Task directions:
Copy the listing verbatim, excluding any images found in it.

Given material:
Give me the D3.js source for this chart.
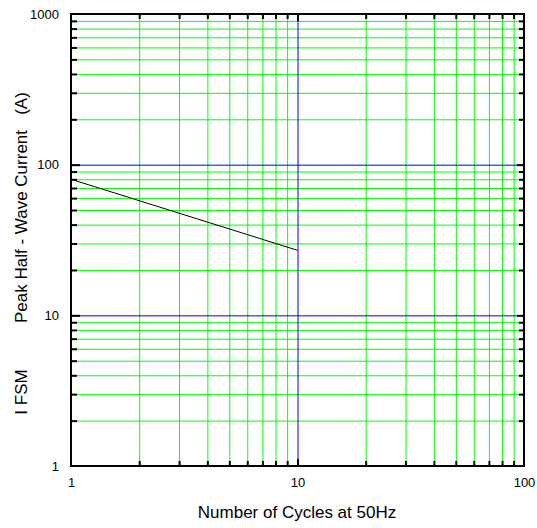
<!DOCTYPE html>
<html><head><meta charset="utf-8">
<script src="https://cdn.jsdelivr.net/npm/d3@7"></script>
<style>html,body{margin:0;padding:0;background:#fff;} text{font-family:"Liberation Sans",Arial,sans-serif;}</style>
</head><body>
<script>
// ---- data ----
const cycles = [1, 10];
const current = [80, 27];
const xTickLabels = [1, 10, 100];
const yTickLabels = [1, 10, 100, 1000];
const xMinor = [2,3,4,5,6,7,8,9,20,30,40,50,60,70,80,90];
const yMinor = [2,3,4,5,6,7,8,9,20,30,40,50,60,70,80,90,200,300,400,500,600,700,800,900];
const xMajorGrid = [10];
const yMajorGrid = [10, 100];
const xTitle = "Number of Cycles at 50Hz";
const yTitleParts = ["I FSM", "Peak Half - Wave Current", "(A)"];

const W = 537, H = 528;
const L = 71, R = 524, T = 14, B = 466;
const svg = d3.select("body").append("svg").attr("width", W).attr("height", H);
const x = d3.scaleLog().domain([1, 100]).range([L, R]);
const y = d3.scaleLog().domain([1, 1000]).range([B, T]);

// grid
const gx = svg.append("g").attr("transform", `translate(0,${B})`)
  .call(d3.axisBottom(x).tickValues(xMinor).tickSize(-(B - T)).tickFormat(""));
gx.select(".domain").remove();
gx.selectAll("line").attr("stroke", "#00ff00");
const gy = svg.append("g").attr("transform", `translate(${L},0)`)
  .call(d3.axisLeft(y).tickValues(yMinor).tickSize(-(R - L)).tickFormat(""));
gy.select(".domain").remove();
gy.selectAll("line").attr("stroke", "#00ff00");
const gxM = svg.append("g").attr("transform", `translate(0,${B})`)
  .call(d3.axisBottom(x).tickValues(xMajorGrid).tickSize(-(B - T)).tickFormat(""));
gxM.select(".domain").remove();
gxM.selectAll("line").attr("stroke", "#0000ff");
const gyM = svg.append("g").attr("transform", `translate(${L},0)`)
  .call(d3.axisLeft(y).tickValues(yMajorGrid).tickSize(-(R - L)).tickFormat(""));
gyM.select(".domain").remove();
gyM.selectAll("line").attr("stroke", "#0000ff");

// data line
const pts = cycles.map((c, i) => [c, current[i]]);
svg.append("path").datum(pts)
  .attr("fill", "none").attr("stroke", "#000").attr("stroke-width", 1)
  .attr("d", d3.line().x(d => x(d[0])).y(d => y(d[1])));

// inner tick marks
function ticks(axisFn, scale, vals, size, tr) {
  const g = svg.append("g").attr("transform", tr)
    .call(axisFn(scale).tickValues(vals).tickSize(size).tickFormat(""));
  g.select(".domain").remove();
  g.selectAll("line").attr("stroke", "#000").attr("stroke-width", 2);
}
ticks(d3.axisBottom, x, xMinor, -5, `translate(0,${B})`);
ticks(d3.axisTop, x, xMinor, -5, `translate(0,${T})`);
ticks(d3.axisLeft, y, yMinor, -6, `translate(${L},0)`);
ticks(d3.axisRight, y, yMinor, -5, `translate(${R},0)`);
ticks(d3.axisBottom, x, [10], -7, `translate(0,${B})`);
ticks(d3.axisTop, x, [10], -7, `translate(0,${T})`);
ticks(d3.axisLeft, y, [10, 100], -9, `translate(${L},0)`);
ticks(d3.axisRight, y, [10, 100], -7, `translate(${R},0)`);

// frame
svg.append("rect").attr("x", L).attr("y", T).attr("width", R - L).attr("height", B - T)
  .attr("fill", "none").attr("stroke", "#000").attr("stroke-width", 2);

// tick labels
const xl = svg.append("g").attr("transform", `translate(0,${B + 9})`)
  .call(d3.axisBottom(x).tickValues(xTickLabels).tickSize(0).tickFormat(d3.format("d")));
xl.select(".domain").remove();
xl.selectAll("text").attr("font-size", 13).attr("font-family", "Liberation Sans, Arial, sans-serif").attr("fill", "#000");
const yl = svg.append("g").attr("transform", `translate(${L - 9},0)`)
  .call(d3.axisLeft(y).tickValues(yTickLabels).tickSize(0).tickFormat(d3.format("d")));
yl.select(".domain").remove();
yl.selectAll("text").attr("font-size", 13).attr("font-family", "Liberation Sans, Arial, sans-serif").attr("fill", "#000");

// titles
svg.append("text").attr("x", 297).attr("y", 518).attr("text-anchor", "middle")
  .attr("font-size", 17).text(xTitle);
const yCenters = [392, 226.5, 103.5];
yTitleParts.forEach((t, i) => {
  svg.append("text").attr("transform", `translate(27,${yCenters[i]}) rotate(-90)`)
    .attr("text-anchor", "middle").attr("font-size", 17).text(t);
});
</script>
</body></html>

Result:
Give me the D3.js source for this chart.
<!DOCTYPE html>
<html><head><meta charset="utf-8">
<script src="https://cdn.jsdelivr.net/npm/d3@7"></script>
<style>html,body{margin:0;padding:0;background:#fff;} text{font-family:"Liberation Sans",Arial,sans-serif;}</style>
</head><body>
<script>
// ---- data ----
const cycles = [1, 10];
const current = [80, 27];
const xTickLabels = [1, 10, 100];
const yTickLabels = [1, 10, 100, 1000];
const xMinor = [2,3,4,5,6,7,8,9,20,30,40,50,60,70,80,90];
const yMinor = [2,3,4,5,6,7,8,9,20,30,40,50,60,70,80,90,200,300,400,500,600,700,800,900];
const xMajorGrid = [10];
const yMajorGrid = [10, 100];
const xTitle = "Number of Cycles at 50Hz";
const yTitleParts = ["I FSM", "Peak Half - Wave Current", "(A)"];

const W = 537, H = 528;
const L = 71, R = 524, T = 14, B = 466;
const svg = d3.select("body").append("svg").attr("width", W).attr("height", H);
const x = d3.scaleLog().domain([1, 100]).range([L, R]);
const y = d3.scaleLog().domain([1, 1000]).range([B, T]);

// grid
const gx = svg.append("g").attr("transform", `translate(0,${B})`)
  .call(d3.axisBottom(x).tickValues(xMinor).tickSize(-(B - T)).tickFormat(""));
gx.select(".domain").remove();
gx.selectAll("line").attr("stroke", "#00ff00");
const gy = svg.append("g").attr("transform", `translate(${L},0)`)
  .call(d3.axisLeft(y).tickValues(yMinor).tickSize(-(R - L)).tickFormat(""));
gy.select(".domain").remove();
gy.selectAll("line").attr("stroke", "#00ff00");
const gxM = svg.append("g").attr("transform", `translate(0,${B})`)
  .call(d3.axisBottom(x).tickValues(xMajorGrid).tickSize(-(B - T)).tickFormat(""));
gxM.select(".domain").remove();
gxM.selectAll("line").attr("stroke", "#0000ff");
const gyM = svg.append("g").attr("transform", `translate(${L},0)`)
  .call(d3.axisLeft(y).tickValues(yMajorGrid).tickSize(-(R - L)).tickFormat(""));
gyM.select(".domain").remove();
gyM.selectAll("line").attr("stroke", "#0000ff");

// data line
const pts = cycles.map((c, i) => [c, current[i]]);
svg.append("path").datum(pts)
  .attr("fill", "none").attr("stroke", "#000").attr("stroke-width", 1)
  .attr("d", d3.line().x(d => x(d[0])).y(d => y(d[1])));

// inner tick marks
function ticks(axisFn, scale, vals, size, tr) {
  const g = svg.append("g").attr("transform", tr)
    .call(axisFn(scale).tickValues(vals).tickSize(size).tickFormat(""));
  g.select(".domain").remove();
  g.selectAll("line").attr("stroke", "#000").attr("stroke-width", 2);
}
ticks(d3.axisBottom, x, xMinor, -5, `translate(0,${B})`);
ticks(d3.axisTop, x, xMinor, -5, `translate(0,${T})`);
ticks(d3.axisLeft, y, yMinor, -6, `translate(${L},0)`);
ticks(d3.axisRight, y, yMinor, -5, `translate(${R},0)`);
ticks(d3.axisBottom, x, [10], -7, `translate(0,${B})`);
ticks(d3.axisTop, x, [10], -7, `translate(0,${T})`);
ticks(d3.axisLeft, y, [10, 100], -9, `translate(${L},0)`);
ticks(d3.axisRight, y, [10, 100], -7, `translate(${R},0)`);

// frame
svg.append("rect").attr("x", L).attr("y", T).attr("width", R - L).attr("height", B - T)
  .attr("fill", "none").attr("stroke", "#000").attr("stroke-width", 2);

// tick labels
const xl = svg.append("g").attr("transform", `translate(0,${B + 9})`)
  .call(d3.axisBottom(x).tickValues(xTickLabels).tickSize(0).tickFormat(d3.format("d")));
xl.select(".domain").remove();
xl.selectAll("text").attr("font-size", 13).attr("font-family", "Liberation Sans, Arial, sans-serif").attr("fill", "#000");
const yl = svg.append("g").attr("transform", `translate(${L - 9},0)`)
  .call(d3.axisLeft(y).tickValues(yTickLabels).tickSize(0).tickFormat(d3.format("d")));
yl.select(".domain").remove();
yl.selectAll("text").attr("font-size", 13).attr("font-family", "Liberation Sans, Arial, sans-serif").attr("fill", "#000");

// titles
svg.append("text").attr("x", 297).attr("y", 518).attr("text-anchor", "middle")
  .attr("font-size", 17).text(xTitle);
const yCenters = [392, 226.5, 103.5];
yTitleParts.forEach((t, i) => {
  svg.append("text").attr("transform", `translate(27,${yCenters[i]}) rotate(-90)`)
    .attr("text-anchor", "middle").attr("font-size", 17).text(t);
});
</script>
</body></html>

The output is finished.